Most of us had got our mileage up sufficiently that the Great North Run no longer loomed up as an impossible target. Instead, we were left with the logistics of the day to sort out. My notes for the race say that it was "too crowded to run properly" and that my "official time was 118m23s but that it took over 6m00s to get to the start".

So we had completed our target: the Great North Run. I was a bit disappointed with my time but I had had three training-free weeks in the Kruger National Park at the end of August, and so I was off form.

Although it could all have ended there, it didn't. During the next four years, ITS Club 9 has continued to train and race, and has also won some corporate team prizes. After a year or so, I even got other members to race during the winter months, venturing as far South as Leeds and Huddersfield, but often on these early morning winter journeys I was on my own.

During these four years, I packed the races in. Many of them were 10K, but quite a few were 10M or half marathons. Some were fast road races (such as the Leeds Abbey Dash and the Wakefield Hospice City 10K) whilst others were off-road like the delightful All Terrain Events Wild Races and the Gibside Fruit Bowl race. I also discovered the wonders of Yorkshire through the Black Sheep Brewery Race Series, the Airedale Triple, the Brass Monkey half marathon, the Roberttown half marathon, the Richmond Castle 10K, and many more besides. All of those races are recommended to you. Not just Yorkshire, but lots of wonderful places throughout the North East: examples are the Coastal Run, the Pier to Pier, Brampton to Carlisle, North Shields, Bishop Auckland, Jarrow and Hebburn. And who could ever forget the exciting time we had in Darlington in August 2003!

I also raced in Cuba (Havana), Cyprus (Pafos and Tsada), Italy (Turin), Madeira (Funchal), Norway (Tromso) and Spain (Barcelona).

By July 2003, I had done 100 races, and, in November 2004, I entered my 149th race (a half marathon in Cuba). Although I was pleased with my time, unfortunately, during the race I developed a knee injury and have not trained/raced since. I'm hoping with time it might disappear, but in the back of my mind I feel that it will only re-occur later and that perhaps I won't run again.

Just for the record, my PBs are:

length  name of race          date         time    pace
10K     Leeds Abbey Dash      01 Dec 2002  42m52s  6m53s  69
10M     Brampton to Carlisle  16 Nov 2002  72m43s  7m16s  18
13.1M   Jedburgh              26 Oct 2003  97m32s  7m26s  20
The last column of the above table shows the number of races I've competed in at those distances.

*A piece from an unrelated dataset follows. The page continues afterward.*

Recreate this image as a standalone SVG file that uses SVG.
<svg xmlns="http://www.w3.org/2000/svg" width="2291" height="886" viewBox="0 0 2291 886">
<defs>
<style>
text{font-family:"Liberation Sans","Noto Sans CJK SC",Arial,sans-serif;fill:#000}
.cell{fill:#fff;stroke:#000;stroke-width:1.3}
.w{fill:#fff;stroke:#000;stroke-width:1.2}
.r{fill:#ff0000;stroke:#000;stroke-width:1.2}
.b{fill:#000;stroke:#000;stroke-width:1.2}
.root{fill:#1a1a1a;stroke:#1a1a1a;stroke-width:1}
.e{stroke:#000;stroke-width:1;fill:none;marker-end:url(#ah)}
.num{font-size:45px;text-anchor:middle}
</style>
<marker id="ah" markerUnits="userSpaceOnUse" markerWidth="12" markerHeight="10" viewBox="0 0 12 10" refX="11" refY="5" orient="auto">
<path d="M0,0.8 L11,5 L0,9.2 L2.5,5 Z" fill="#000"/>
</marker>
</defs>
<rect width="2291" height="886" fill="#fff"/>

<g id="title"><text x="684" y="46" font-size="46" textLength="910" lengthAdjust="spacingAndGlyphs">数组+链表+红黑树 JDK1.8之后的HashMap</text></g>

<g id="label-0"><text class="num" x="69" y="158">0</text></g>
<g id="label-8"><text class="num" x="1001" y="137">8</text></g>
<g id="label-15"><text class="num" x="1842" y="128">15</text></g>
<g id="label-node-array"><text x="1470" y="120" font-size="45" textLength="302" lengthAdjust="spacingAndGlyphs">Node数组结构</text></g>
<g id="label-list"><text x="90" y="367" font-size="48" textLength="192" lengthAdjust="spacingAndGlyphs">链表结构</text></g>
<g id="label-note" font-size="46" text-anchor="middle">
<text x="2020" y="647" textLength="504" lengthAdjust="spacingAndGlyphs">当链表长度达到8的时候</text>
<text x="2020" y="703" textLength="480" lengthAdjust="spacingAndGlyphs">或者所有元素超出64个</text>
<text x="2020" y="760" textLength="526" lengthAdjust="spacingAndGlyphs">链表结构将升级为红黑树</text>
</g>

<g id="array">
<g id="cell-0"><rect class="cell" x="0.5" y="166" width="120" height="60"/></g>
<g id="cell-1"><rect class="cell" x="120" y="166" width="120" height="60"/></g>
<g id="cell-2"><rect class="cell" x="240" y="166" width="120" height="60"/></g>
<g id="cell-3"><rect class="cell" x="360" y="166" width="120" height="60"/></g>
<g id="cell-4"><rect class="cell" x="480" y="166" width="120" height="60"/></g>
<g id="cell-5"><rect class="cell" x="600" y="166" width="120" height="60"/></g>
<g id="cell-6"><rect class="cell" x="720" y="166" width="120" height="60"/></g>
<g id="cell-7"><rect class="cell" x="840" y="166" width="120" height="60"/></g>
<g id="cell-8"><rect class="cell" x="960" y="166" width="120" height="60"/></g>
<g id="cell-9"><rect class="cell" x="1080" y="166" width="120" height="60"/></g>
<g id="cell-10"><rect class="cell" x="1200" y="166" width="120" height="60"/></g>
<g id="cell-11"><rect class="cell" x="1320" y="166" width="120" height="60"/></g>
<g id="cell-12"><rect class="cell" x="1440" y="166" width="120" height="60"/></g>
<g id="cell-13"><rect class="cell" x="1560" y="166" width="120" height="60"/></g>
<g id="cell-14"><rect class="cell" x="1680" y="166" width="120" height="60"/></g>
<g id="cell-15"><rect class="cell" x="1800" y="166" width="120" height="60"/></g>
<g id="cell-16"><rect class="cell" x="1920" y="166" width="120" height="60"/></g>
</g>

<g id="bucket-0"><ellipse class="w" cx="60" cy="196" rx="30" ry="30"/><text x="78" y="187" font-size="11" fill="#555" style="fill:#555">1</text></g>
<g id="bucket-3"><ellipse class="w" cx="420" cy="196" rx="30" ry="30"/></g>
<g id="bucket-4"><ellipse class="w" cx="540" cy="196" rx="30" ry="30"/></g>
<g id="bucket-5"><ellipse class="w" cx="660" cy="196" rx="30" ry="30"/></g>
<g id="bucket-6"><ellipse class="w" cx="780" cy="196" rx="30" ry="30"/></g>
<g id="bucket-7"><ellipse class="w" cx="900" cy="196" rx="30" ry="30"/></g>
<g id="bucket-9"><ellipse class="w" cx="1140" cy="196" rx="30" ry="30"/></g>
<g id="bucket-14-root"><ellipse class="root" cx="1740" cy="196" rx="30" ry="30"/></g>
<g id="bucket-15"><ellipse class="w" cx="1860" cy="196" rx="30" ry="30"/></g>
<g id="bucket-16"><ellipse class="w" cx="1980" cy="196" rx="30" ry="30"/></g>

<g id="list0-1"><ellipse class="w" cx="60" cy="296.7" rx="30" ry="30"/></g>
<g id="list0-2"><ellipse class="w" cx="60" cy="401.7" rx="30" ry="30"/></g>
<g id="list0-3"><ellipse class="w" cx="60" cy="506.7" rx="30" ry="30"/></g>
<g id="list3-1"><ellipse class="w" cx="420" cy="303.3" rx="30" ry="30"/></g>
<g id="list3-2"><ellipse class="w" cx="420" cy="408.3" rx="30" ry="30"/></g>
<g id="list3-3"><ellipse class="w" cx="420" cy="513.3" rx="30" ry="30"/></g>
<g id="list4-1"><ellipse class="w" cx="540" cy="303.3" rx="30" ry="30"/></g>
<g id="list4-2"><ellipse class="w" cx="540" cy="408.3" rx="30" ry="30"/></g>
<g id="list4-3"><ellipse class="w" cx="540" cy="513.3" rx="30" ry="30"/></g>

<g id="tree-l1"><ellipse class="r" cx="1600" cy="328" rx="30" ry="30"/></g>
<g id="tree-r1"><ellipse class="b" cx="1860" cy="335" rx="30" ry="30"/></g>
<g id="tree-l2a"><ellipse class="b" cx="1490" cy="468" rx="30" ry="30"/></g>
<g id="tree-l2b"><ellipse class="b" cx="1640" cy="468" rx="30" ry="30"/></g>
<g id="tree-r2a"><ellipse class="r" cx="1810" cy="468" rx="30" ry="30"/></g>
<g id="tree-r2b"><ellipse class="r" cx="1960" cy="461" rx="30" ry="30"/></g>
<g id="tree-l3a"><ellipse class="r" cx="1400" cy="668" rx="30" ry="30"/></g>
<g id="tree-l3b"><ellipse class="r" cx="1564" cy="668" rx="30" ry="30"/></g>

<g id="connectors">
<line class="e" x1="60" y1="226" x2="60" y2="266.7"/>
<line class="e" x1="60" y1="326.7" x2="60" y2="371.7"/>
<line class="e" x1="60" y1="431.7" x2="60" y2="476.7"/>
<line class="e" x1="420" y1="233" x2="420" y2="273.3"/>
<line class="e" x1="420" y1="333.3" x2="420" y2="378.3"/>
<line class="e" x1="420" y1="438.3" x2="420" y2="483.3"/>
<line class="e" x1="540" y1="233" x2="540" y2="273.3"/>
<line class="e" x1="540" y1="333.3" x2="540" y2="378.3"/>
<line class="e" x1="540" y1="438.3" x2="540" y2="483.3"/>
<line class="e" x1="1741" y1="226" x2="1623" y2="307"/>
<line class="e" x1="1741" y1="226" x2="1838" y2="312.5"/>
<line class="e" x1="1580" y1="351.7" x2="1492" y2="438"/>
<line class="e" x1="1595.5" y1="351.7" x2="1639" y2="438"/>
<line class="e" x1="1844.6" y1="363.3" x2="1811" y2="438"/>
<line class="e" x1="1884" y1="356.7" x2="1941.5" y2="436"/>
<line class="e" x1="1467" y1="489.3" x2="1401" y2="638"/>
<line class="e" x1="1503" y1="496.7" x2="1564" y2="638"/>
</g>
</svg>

Besides introducing me to wonderful countryside and friendly villages, I also got to know a lot of people, those fellow-runners who started off as strangers but who started chatting to me before and after races. And some even introduced themselves to me whilst racing to say how wonderful my WWW pages are!

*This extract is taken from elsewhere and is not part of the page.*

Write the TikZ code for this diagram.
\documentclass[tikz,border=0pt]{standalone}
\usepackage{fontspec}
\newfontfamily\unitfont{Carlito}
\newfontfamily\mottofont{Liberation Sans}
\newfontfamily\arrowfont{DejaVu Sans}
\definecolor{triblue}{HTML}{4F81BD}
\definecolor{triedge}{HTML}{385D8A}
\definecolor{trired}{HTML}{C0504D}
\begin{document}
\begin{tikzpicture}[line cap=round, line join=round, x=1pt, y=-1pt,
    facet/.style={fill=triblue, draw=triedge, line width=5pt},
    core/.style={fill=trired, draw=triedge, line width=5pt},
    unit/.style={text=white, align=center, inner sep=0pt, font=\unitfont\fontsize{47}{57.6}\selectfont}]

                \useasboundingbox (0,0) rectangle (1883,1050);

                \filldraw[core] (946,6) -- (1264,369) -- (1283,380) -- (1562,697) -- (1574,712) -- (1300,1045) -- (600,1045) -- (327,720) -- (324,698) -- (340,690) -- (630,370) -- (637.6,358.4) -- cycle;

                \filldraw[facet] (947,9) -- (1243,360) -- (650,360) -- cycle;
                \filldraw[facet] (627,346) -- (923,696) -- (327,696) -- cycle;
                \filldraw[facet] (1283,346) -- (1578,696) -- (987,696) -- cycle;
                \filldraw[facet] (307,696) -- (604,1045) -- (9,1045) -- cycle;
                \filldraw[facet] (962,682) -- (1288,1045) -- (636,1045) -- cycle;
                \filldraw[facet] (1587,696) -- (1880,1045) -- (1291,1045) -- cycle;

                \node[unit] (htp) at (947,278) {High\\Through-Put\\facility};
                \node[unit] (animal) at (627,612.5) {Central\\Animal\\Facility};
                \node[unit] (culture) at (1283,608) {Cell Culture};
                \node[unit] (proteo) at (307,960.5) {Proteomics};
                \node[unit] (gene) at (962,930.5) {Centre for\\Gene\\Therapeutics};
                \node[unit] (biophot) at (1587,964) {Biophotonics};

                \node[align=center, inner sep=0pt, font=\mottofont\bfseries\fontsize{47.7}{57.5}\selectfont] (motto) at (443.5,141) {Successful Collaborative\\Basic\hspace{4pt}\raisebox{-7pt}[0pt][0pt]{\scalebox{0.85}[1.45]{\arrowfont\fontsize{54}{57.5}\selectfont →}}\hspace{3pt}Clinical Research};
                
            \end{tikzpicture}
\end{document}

I would particularly like to thank all members of ITS Club 9; John from the Quakers Running Club; Eric and John from Swaledale Runners; Gavin from Norham Running Club; John, Eileen and Robert from Tynedale Harriers; Paramjeet and Alison from All Terrain Events; David from Concordia; and John, Graham and Alan from Elvet Striders. There are others who were always friendly but whose names I do not know/remember.

Thanks also to those that have cheered me at races (Gilbert, Hetty, Karl, Gavin, ... ): always very helpful. I will never forget the shout of Durham in the final stretch of a Brampton to Carlisle race: I couldn't acknowledge them as I was milking the ground to get a PB.

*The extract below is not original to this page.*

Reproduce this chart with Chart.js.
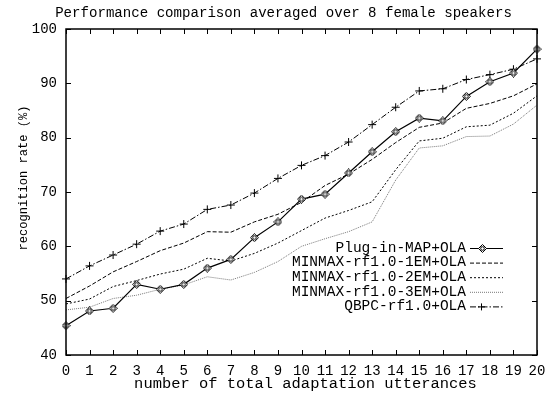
<!DOCTYPE html>
<html>
<head>
<meta charset="utf-8">
<script src="https://cdn.jsdelivr.net/npm/chart.js@4"></script>
<style>
  body { margin: 0; background: #fff; }
  #wrap { width: 546px; height: 394px; }
</style>
</head>
<body>
<div id="wrap"><canvas id="chart" width="546" height="394"></canvas></div>
<script>
// valores
const utterances = [0,1,2,3,4,5,6,7,8,9,10,11,12,13,14,15,16,17,18,19,20];
const plugInMap = [45.4,48.1,48.6,53.0,52.1,53.0,56.0,57.6,61.6,64.5,68.7,69.6,73.5,77.4,81.1,83.6,83.1,87.6,90.3,91.9,96.3];
const minmax1EM = [50.4,52.7,55.3,57.2,59.2,60.6,62.7,62.6,64.5,65.9,68.1,71.2,73.3,76.0,79.1,81.9,82.7,85.4,86.3,87.7,89.9];
const minmax2EM = [49.4,50.3,52.6,53.7,54.9,55.8,57.8,57.3,58.7,60.6,62.9,65.2,66.6,68.2,74.1,79.4,79.9,82.0,82.3,84.5,87.7];
const minmax3EM = [48.3,48.8,50.4,51.0,52.1,52.9,54.4,53.8,55.2,57.2,60.0,61.4,62.7,64.5,72.2,78.1,78.5,80.2,80.3,82.5,86.0];
const qbpc = [54.0,56.4,58.4,60.4,62.8,64.1,66.8,67.6,69.8,72.5,74.9,76.7,79.2,82.4,85.6,88.6,89.0,90.7,91.6,92.6,94.5];
const xTicks = [0,1,2,3,4,5,6,7,8,9,10,11,12,13,14,15,16,17,18,19,20];
const yTicks = [40,50,60,70,80,90,100];

const mono = 'Liberation Mono';
const chartTitle = 'Performance comparison averaged over 8 female speakers';
const xTitle = 'number of total adaptation utterances';
const yTitle = 'recognition rate (%)';

// marcador rombo con circulo
function diamondMarker() {
    const c = document.createElement('canvas');
    c.width = 9; c.height = 9;
    const g = c.getContext('2d');
    g.strokeStyle = '#000';
    g.lineWidth = 1;
    g.fillStyle = '#fff';
    g.beginPath();
    g.moveTo(4.5, 0.5); g.lineTo(8.5, 4.5); g.lineTo(4.5, 8.5); g.lineTo(0.5, 4.5); g.closePath();
    g.fill(); g.stroke();
    g.beginPath();
    g.arc(4.5, 4.5, 1.8, 0, Math.PI * 2);
    g.stroke();
    return c;
}
const diamond = diamondMarker();

function pts(arr) { return arr.map((v, i) => ({ x: utterances[i], y: v })); }

const series = [
    { label: 'Plug-in-MAP+OLA', data: plugInMap, color: '#000', dash: [], width: 1.2, point: diamond, radius: 4.5 },
    { label: 'MINMAX-rf1.0-1EM+OLA', data: minmax1EM, color: '#000', dash: [4, 2], width: 1, point: false, radius: 0 },
    { label: 'MINMAX-rf1.0-2EM+OLA', data: minmax2EM, color: '#000', dash: [2, 2], width: 1, point: false, radius: 0 },
    { label: 'MINMAX-rf1.0-3EM+OLA', data: minmax3EM, color: '#777', dash: [1, 1], width: 1, point: false, radius: 0 },
    { label: 'QBPC-rf1.0+OLA', data: qbpc, color: '#000', dash: [6, 2, 1.5, 2], width: 1, point: 'cross', radius: 4 }
];

// texto ajustado a un ancho dado
function fitText(ctx, text, width, x, y, rot) {
    ctx.font = '10px "' + mono + '"';
    const size = 10 * width / ctx.measureText(text).width;
    ctx.font = size + 'px "' + mono + '"';
    ctx.save();
    ctx.translate(x, y);
    if (rot) ctx.rotate(-Math.PI / 2);
    ctx.fillText(text, 0, 0);
    ctx.restore();
}

const framePlugin = {
    id: 'frame',
    afterDraw(chart) {
        const { ctx, chartArea: a, scales } = chart;
        ctx.save();
        ctx.strokeStyle = '#000';
        ctx.lineWidth = 1.5;
        ctx.setLineDash([]);
        ctx.strokeRect(a.left, a.top, a.right - a.left, a.bottom - a.top);
        ctx.lineWidth = 1;
        xTicks.forEach(v => {
            const x = Math.round(scales.x.getPixelForValue(v)) + 0.5;
            ctx.beginPath();
            ctx.moveTo(x, a.bottom); ctx.lineTo(x, a.bottom - 5);
            ctx.moveTo(x, a.top); ctx.lineTo(x, a.top + 5);
            ctx.stroke();
        });
        yTicks.forEach(v => {
            const y = Math.round(scales.y.getPixelForValue(v)) + 0.5;
            ctx.beginPath();
            ctx.moveTo(a.left, y); ctx.lineTo(a.left + 5, y);
            ctx.moveTo(a.right, y); ctx.lineTo(a.right - 5, y);
            ctx.stroke();
        });
        // titulos
        ctx.fillStyle = '#000';
        ctx.textAlign = 'center';
        ctx.textBaseline = 'middle';
        fitText(ctx, chartTitle, 457, 283.5, 13, false);
        fitText(ctx, xTitle, 343, 305.5, 384, false);
        fitText(ctx, yTitle, 145, 24, 178, true);
        // leyenda
        ctx.font = '14.5px "' + mono + '"';
        ctx.textAlign = 'right';
        series.forEach((s, i) => {
            const y = 248 + i * 14.6;
            ctx.fillStyle = '#000';
            ctx.fillText(s.label, 466, y);
            ctx.strokeStyle = s.color;
            ctx.lineWidth = s.width;
            ctx.setLineDash(s.dash);
            ctx.beginPath();
            ctx.moveTo(470, y + 0.5); ctx.lineTo(503, y + 0.5);
            ctx.stroke();
            ctx.setLineDash([]);
            if (s.point === diamond) {
                ctx.drawImage(diamond, 478, y - 4);
            } else if (s.point === 'cross') {
                ctx.strokeStyle = '#000';
                ctx.beginPath();
                ctx.moveTo(481.5, y - 3); ctx.lineTo(481.5, y + 4);
                ctx.moveTo(478, y + 0.5); ctx.lineTo(485, y + 0.5);
                ctx.stroke();
            }
        });
        ctx.restore();
    }
};

new Chart(document.getElementById('chart').getContext('2d'), {
    type: 'line',
    data: {
        datasets: series.map(s => ({
            label: s.label,
            data: pts(s.data),
            borderColor: s.color,
            borderWidth: s.width,
            borderDash: s.dash,
            pointStyle: s.point,
            pointRadius: s.radius,
            pointBorderColor: '#000',
            pointBackgroundColor: '#fff',
            pointBorderWidth: 1,
            tension: 0,
            fill: false,
            clip: false
        }))
    },
    options: {
        responsive: false,
        animation: false,
        layout: { padding: { left: 0, right: 9, top: 29, bottom: 0 } },
        plugins: {
            legend: { display: false },
            tooltip: { enabled: false },
            title: { display: false }
        },
        scales: {
            x: {
                type: 'linear',
                min: 0, max: 20,
                afterFit: s => { s.height = 39; s.paddingLeft = 0; s.paddingRight = 0; },
                afterBuildTicks: s => { s.ticks = xTicks.map(v => ({ value: v })); },
                grid: { display: false, drawTicks: false },
                border: { display: false },
                ticks: { color: '#000', font: { family: mono, size: 14 }, padding: 8, maxRotation: 0, autoSkip: false }
            },
            y: {
                min: 40, max: 100,
                afterFit: s => { s.width = 66; s.paddingTop = 0; s.paddingBottom = 0; },
                afterBuildTicks: s => { s.ticks = yTicks.map(v => ({ value: v })); },
                grid: { display: false, drawTicks: false },
                border: { display: false },
                ticks: { color: '#000', font: { family: mono, size: 14 }, padding: 9 }
            }
        }
    },
    plugins: [framePlugin]
});
</script>
</body>
</html>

Thanks also to the race organisers and to the unthanked heroes: the people at the water stations and the marshals both of whom battled on no matter the weather, often with a smile on their face. If they weren't smiling, then, whilst I raced past them, I would throw them a one-liner that tried to get them to smile: sometimes it worked!

Finally, I would like to thank those of you who have taken time to e-mail corrections to my running WWW pages. These have been most welcomed as accuracy is paramount.

Thanks to you all. I've had a great time racing in the North East.